Alfred Atfield of Gloucestershire had a rather eventful career but his feats are not really fascinating.

user-circle cricketcountry.com Written by Arunabha Sengupta
Published: Aug 03, 2017, 12:00 PM (IST)
Edited: Jul 31, 2017, 02:36 AM (IST)

From left: Arthur Fielder, Alfred Atfield, Tom Attewell, William West © Getty Images
From left: Arthur Fielder, Alfred Atfield, Tom Attewell, William West © Getty Images

Alfred Atfield of Gloucestershire had a rather eventful career but his feats are not really fascinating. However, Arunabha Sengupta writes about one glittering feat of his career.

Alfred Atfield was a journeyman cricketer. He played for Gloucestershire thrice in 1893, not making much of an impact. He was pushed down to No. 10 in the batting order by his final innings, and fought back with 45 runs against Fred Martin and Alec Hearne of Kent.

WG Grace did not forget this display of valour. When he saw Atfield again, he welcomed him back. But that reunion would have to wait for a few years.

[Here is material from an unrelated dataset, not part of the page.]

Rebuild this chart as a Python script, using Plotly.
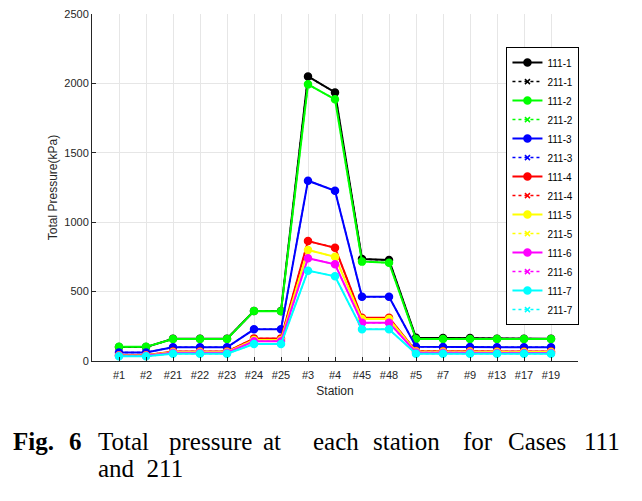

Atfield did not play for the county side again, spending his days in the sun for Wiltshire for a few years. By the end of the decade he had journeyed to try his luck in South Africa, doing the odd coaching job. He appeared in one match for Natal, against Abe Bailey’s side. And then when he returned to England WG recruited him to turn out for his newly-created London County side for two seasons.

True, Atfield did not really set the cricket fields on fire with his bat or ball. But he did have one glittering moment in his career.

In 1903, he was 35, still playing club cricket in London. And at the same time he gave in to the persuasions of his heart and decided to venture into matrimony.

It was in June that year, bang in the middle of the summer season, that he got married. The ceremony took place early in the morning. It was a small function at St George’s, Hanover Square in London. A few of his cricketing mates were in attendance as the couple took their vows in front of the priest.

Once the ceremony was over, and the wedding breakfast had been partaken, Atfield proceeded to Lord’s. There he batted for Cross Arrows, his club, and flayed the bowling attack to get a century before lunch.

18 years after this Neville Cardus got married in Chorlton Registry Office, Manchester. And he created a huge fable around going with his fiancée Edith to Old Trafford, watching the Lancashire innings get underway, rushing back to Chorlton Registry to make Edith his wife, and returning to Old Trafford to find that the Lancashire innings had advanced by exactly 17 runs in the interim.

On scrutiny, this story, like many of Cardus’, disintegrates disastrously. That fictitious match was played in the writer’s fertile imagination and documented by his rather unscrupulous pen. However, there was no such caveat for the deeds of Atfield.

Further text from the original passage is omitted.